» **Task**: Nothing in the data should change when you return it, but leave the pictures out.
+++ Data +++
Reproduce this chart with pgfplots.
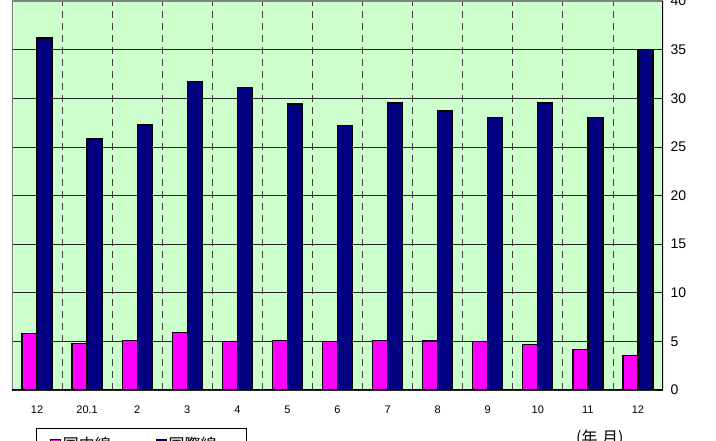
\documentclass[border=0pt]{standalone}
\usepackage{fontspec}
\setmainfont{Liberation Sans}
\newfontfamily\cjk{Noto Sans CJK JP}
\usepackage{pgfplots}
\pgfplotsset{compat=1.18}
\definecolor{bg}{HTML}{CCFFCC}
\definecolor{pinkbar}{HTML}{FF00FF}
\definecolor{navybar}{HTML}{000080}
\begin{document}
\begin{tikzpicture}
\useasboundingbox (-12pt,-51pt) rectangle (704pt,390pt);
\begin{axis}[
  at={(0,0)}, anchor=south west,
  scale only axis, width=651pt, height=389pt,
  xmin=-0.5, xmax=12.5, ymin=0, ymax=40,
  ybar, bar width=15pt,
  axis background/.style={fill=bg},
  axis line style={draw=none},
  xtick={0,...,12},
  xticklabels={12,20.1,2,3,4,5,6,7,8,9,10,11,12},
  minor xtick={0.5,1.5,...,11.5},
  xminorgrids,
  minor x grid style={black!75, line width=0.8pt, dash pattern=on 7pt off 5pt},
  major x tick style={draw=none},
  minor x tick style={draw=none},
  xticklabel style={font=\fontsize{11}{13}\selectfont, yshift=-12pt},
  ytick={0,5,...,40},
  ymajorgrids,
  major y grid style={black!85, line width=0.7pt},
  ytick pos=right, yticklabel pos=right,
  tick align=inside, major tick length=5pt,
  y tick style={black, line width=0.7pt},
  yticklabel style={font=\fontsize{14}{16}\selectfont, xshift=4pt},
  /pgf/number format/assume math mode=true,
  legend columns=2,
  legend style={font=\cjk\fontsize{16}{18}\selectfont, at={(rel axis cs:0,0)}, anchor=north west,
    xshift=24pt, yshift=-38pt, draw=black, line width=0.8pt, inner xsep=14pt, inner ysep=7pt,
    /tikz/every even column/.append style={column sep=43pt}},
  legend image code/.code={\draw[#1, draw=black, line width=0.6pt] (0pt,-4pt) rectangle (10pt,6pt);},
]
\addplot[fill=pinkbar, draw=black, line width=1.3pt, bar shift=-7.5pt] coordinates {
(0,5.8) (1,4.8) (2,5.1) (3,5.9) (4,5.0) (5,5.1) (6,5.0) (7,5.1) (8,5.05) (9,5.0) (10,4.65) (11,4.2) (12,3.55)};
\addplot[fill=navybar, draw=black, line width=1.3pt, bar shift=7.5pt] coordinates {
(0,36.2) (1,25.8) (2,27.25) (3,31.7) (4,31.1) (5,29.4) (6,27.2) (7,29.5) (8,28.7) (9,28.0) (10,29.5) (11,28.05) (12,35.0)};
\legend{国内線,国際線\hspace*{14pt}}
\draw[black!50, line width=1.5pt] (rel axis cs:0,0) -- (rel axis cs:0,1) -- (rel axis cs:1,1);
\draw[black, line width=1.2pt] (rel axis cs:0,0) -- (rel axis cs:1,0) -- (rel axis cs:1,1);
\end{axis}
\node[anchor=north west, inner sep=0pt, font=\cjk\fontsize{16}{18}\selectfont] at (564pt,-40pt) {(年.月)};
\end{tikzpicture}
\end{document}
+++
» **Solution to this task**:
Reproduce this chart with pgfplots.
\documentclass[border=0pt]{standalone}
\usepackage{fontspec}
\setmainfont{Liberation Sans}
\newfontfamily\cjk{Noto Sans CJK JP}
\usepackage{pgfplots}
\pgfplotsset{compat=1.18}
\definecolor{bg}{HTML}{CCFFCC}
\definecolor{pinkbar}{HTML}{FF00FF}
\definecolor{navybar}{HTML}{000080}
\begin{document}
\begin{tikzpicture}
\useasboundingbox (-12pt,-51pt) rectangle (704pt,390pt);
\begin{axis}[
  at={(0,0)}, anchor=south west,
  scale only axis, width=651pt, height=389pt,
  xmin=-0.5, xmax=12.5, ymin=0, ymax=40,
  ybar, bar width=15pt,
  axis background/.style={fill=bg},
  axis line style={draw=none},
  xtick={0,...,12},
  xticklabels={12,20.1,2,3,4,5,6,7,8,9,10,11,12},
  minor xtick={0.5,1.5,...,11.5},
  xminorgrids,
  minor x grid style={black!75, line width=0.8pt, dash pattern=on 7pt off 5pt},
  major x tick style={draw=none},
  minor x tick style={draw=none},
  xticklabel style={font=\fontsize{11}{13}\selectfont, yshift=-12pt},
  ytick={0,5,...,40},
  ymajorgrids,
  major y grid style={black!85, line width=0.7pt},
  ytick pos=right, yticklabel pos=right,
  tick align=inside, major tick length=5pt,
  y tick style={black, line width=0.7pt},
  yticklabel style={font=\fontsize{14}{16}\selectfont, xshift=4pt},
  /pgf/number format/assume math mode=true,
  legend columns=2,
  legend style={font=\cjk\fontsize{16}{18}\selectfont, at={(rel axis cs:0,0)}, anchor=north west,
    xshift=24pt, yshift=-38pt, draw=black, line width=0.8pt, inner xsep=14pt, inner ysep=7pt,
    /tikz/every even column/.append style={column sep=43pt}},
  legend image code/.code={\draw[#1, draw=black, line width=0.6pt] (0pt,-4pt) rectangle (10pt,6pt);},
]
\addplot[fill=pinkbar, draw=black, line width=1.3pt, bar shift=-7.5pt] coordinates {
(0,5.8) (1,4.8) (2,5.1) (3,5.9) (4,5.0) (5,5.1) (6,5.0) (7,5.1) (8,5.05) (9,5.0) (10,4.65) (11,4.2) (12,3.55)};
\addplot[fill=navybar, draw=black, line width=1.3pt, bar shift=7.5pt] coordinates {
(0,36.2) (1,25.8) (2,27.25) (3,31.7) (4,31.1) (5,29.4) (6,27.2) (7,29.5) (8,28.7) (9,28.0) (10,29.5) (11,28.05) (12,35.0)};
\legend{国内線,国際線\hspace*{14pt}}
\draw[black!50, line width=1.5pt] (rel axis cs:0,0) -- (rel axis cs:0,1) -- (rel axis cs:1,1);
\draw[black, line width=1.2pt] (rel axis cs:0,0) -- (rel axis cs:1,0) -- (rel axis cs:1,1);
\end{axis}
\node[anchor=north west, inner sep=0pt, font=\cjk\fontsize{16}{18}\selectfont] at (564pt,-40pt) {(年.月)};
\end{tikzpicture}
\end{document}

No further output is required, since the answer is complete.